Could the lines from the start of the data through the line with "y_start = ymin - (H - bottom_px) / sy" be set down exactly, with no pictures among them?

........

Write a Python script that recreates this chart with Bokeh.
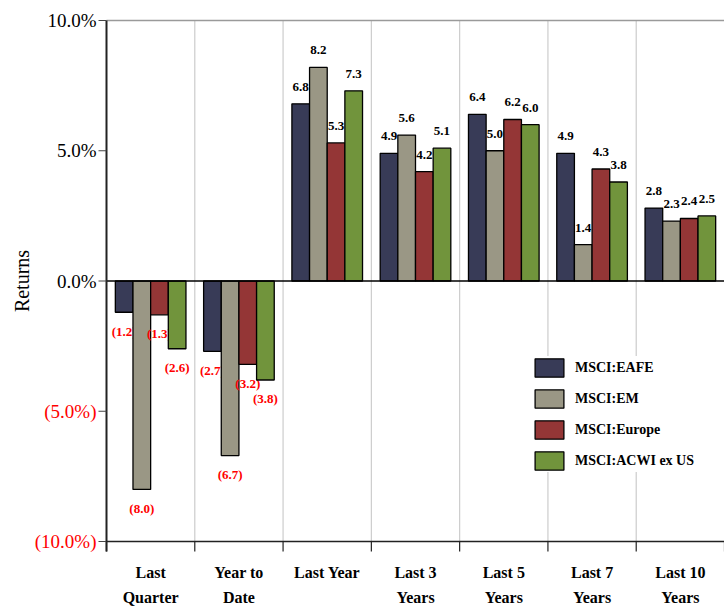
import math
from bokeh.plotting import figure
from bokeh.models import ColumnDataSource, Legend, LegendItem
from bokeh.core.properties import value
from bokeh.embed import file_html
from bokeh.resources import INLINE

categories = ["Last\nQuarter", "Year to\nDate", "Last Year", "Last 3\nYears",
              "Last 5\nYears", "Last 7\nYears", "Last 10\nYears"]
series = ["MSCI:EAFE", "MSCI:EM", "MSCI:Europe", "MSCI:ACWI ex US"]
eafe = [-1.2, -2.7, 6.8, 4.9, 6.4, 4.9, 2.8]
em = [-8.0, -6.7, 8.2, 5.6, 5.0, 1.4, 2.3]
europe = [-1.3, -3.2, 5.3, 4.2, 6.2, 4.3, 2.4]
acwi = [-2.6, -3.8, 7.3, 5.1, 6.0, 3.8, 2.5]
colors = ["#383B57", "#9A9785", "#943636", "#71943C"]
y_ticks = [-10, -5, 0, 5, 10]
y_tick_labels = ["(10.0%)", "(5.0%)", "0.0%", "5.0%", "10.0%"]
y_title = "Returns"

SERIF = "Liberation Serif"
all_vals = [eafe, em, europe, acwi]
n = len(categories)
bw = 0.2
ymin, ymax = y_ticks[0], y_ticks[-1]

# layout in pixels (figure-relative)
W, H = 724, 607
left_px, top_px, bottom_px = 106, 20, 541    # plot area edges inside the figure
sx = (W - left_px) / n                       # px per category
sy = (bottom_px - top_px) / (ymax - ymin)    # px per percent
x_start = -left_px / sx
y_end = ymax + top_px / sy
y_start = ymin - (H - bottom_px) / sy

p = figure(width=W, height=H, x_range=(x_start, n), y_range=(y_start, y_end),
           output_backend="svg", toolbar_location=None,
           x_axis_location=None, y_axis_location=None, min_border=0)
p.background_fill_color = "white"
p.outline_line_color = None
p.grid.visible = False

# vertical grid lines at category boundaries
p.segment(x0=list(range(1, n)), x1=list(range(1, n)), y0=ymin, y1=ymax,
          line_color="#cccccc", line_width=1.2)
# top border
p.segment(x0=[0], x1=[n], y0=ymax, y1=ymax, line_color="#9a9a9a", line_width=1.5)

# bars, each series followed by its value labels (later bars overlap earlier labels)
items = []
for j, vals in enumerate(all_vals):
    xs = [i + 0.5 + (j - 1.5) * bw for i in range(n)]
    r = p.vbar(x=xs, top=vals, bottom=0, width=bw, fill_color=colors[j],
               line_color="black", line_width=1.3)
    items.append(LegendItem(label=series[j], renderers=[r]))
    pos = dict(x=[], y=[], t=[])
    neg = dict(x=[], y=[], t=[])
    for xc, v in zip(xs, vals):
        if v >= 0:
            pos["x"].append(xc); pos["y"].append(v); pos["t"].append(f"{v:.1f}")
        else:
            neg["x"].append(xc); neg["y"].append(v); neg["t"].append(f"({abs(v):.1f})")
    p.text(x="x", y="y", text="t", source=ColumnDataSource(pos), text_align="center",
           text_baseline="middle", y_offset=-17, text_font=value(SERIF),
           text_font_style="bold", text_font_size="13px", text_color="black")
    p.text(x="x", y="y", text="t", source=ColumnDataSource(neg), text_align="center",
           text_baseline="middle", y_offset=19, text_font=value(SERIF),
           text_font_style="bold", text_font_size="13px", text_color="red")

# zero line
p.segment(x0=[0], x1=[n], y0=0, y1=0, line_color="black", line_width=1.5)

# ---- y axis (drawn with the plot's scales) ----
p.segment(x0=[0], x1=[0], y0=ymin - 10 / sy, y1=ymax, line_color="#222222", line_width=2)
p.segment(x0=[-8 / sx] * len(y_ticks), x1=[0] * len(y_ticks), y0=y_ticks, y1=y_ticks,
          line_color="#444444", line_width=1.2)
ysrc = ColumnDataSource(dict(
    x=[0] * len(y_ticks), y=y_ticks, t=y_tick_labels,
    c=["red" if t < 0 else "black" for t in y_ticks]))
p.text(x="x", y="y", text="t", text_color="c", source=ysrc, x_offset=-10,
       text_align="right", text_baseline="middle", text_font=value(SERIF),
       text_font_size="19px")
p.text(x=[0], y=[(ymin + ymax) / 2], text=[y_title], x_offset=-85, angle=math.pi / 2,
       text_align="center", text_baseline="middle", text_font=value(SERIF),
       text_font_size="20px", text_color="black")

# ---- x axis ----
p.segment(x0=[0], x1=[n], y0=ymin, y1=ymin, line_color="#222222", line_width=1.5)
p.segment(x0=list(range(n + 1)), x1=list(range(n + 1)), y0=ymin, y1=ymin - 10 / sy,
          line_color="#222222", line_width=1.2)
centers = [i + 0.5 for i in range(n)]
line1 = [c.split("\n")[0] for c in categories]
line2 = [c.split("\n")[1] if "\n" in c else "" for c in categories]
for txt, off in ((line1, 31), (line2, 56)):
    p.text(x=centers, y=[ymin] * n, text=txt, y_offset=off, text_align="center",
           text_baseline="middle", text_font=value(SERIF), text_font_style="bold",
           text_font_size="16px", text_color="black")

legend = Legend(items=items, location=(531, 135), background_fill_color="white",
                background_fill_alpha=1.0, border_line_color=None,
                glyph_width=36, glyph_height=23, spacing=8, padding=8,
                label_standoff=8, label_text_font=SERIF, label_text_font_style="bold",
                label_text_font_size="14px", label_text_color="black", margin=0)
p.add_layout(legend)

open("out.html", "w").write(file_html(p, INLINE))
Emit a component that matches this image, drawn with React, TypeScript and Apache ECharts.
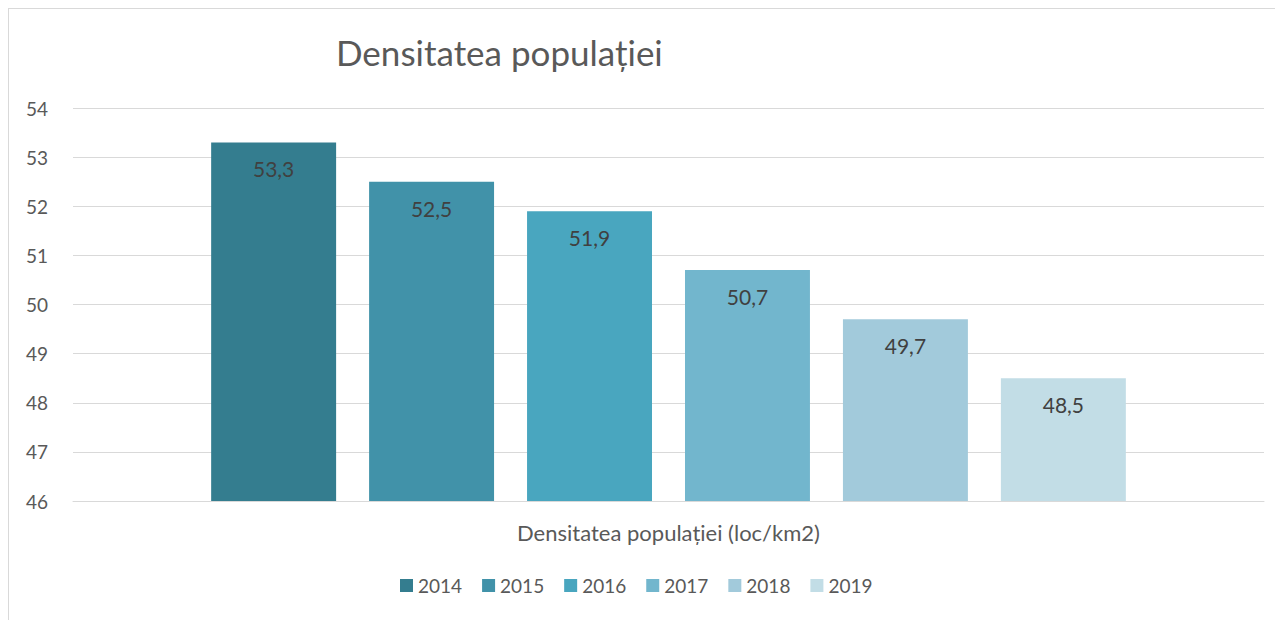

........

(Exercise solution):
Write a Python script that recreates this chart with Bokeh.
import math
from bokeh.plotting import figure
from bokeh.models import ColumnDataSource, Legend, LegendItem
from bokeh.core.properties import value
from bokeh.embed import file_html
from bokeh.resources import INLINE

categories = ["Last\nQuarter", "Year to\nDate", "Last Year", "Last 3\nYears",
              "Last 5\nYears", "Last 7\nYears", "Last 10\nYears"]
series = ["MSCI:EAFE", "MSCI:EM", "MSCI:Europe", "MSCI:ACWI ex US"]
eafe = [-1.2, -2.7, 6.8, 4.9, 6.4, 4.9, 2.8]
em = [-8.0, -6.7, 8.2, 5.6, 5.0, 1.4, 2.3]
europe = [-1.3, -3.2, 5.3, 4.2, 6.2, 4.3, 2.4]
acwi = [-2.6, -3.8, 7.3, 5.1, 6.0, 3.8, 2.5]
colors = ["#383B57", "#9A9785", "#943636", "#71943C"]
y_ticks = [-10, -5, 0, 5, 10]
y_tick_labels = ["(10.0%)", "(5.0%)", "0.0%", "5.0%", "10.0%"]
y_title = "Returns"

SERIF = "Liberation Serif"
all_vals = [eafe, em, europe, acwi]
n = len(categories)
bw = 0.2
ymin, ymax = y_ticks[0], y_ticks[-1]

# layout in pixels (figure-relative)
W, H = 724, 607
left_px, top_px, bottom_px = 106, 20, 541    # plot area edges inside the figure
sx = (W - left_px) / n                       # px per category
sy = (bottom_px - top_px) / (ymax - ymin)    # px per percent
x_start = -left_px / sx
y_end = ymax + top_px / sy
y_start = ymin - (H - bottom_px) / sy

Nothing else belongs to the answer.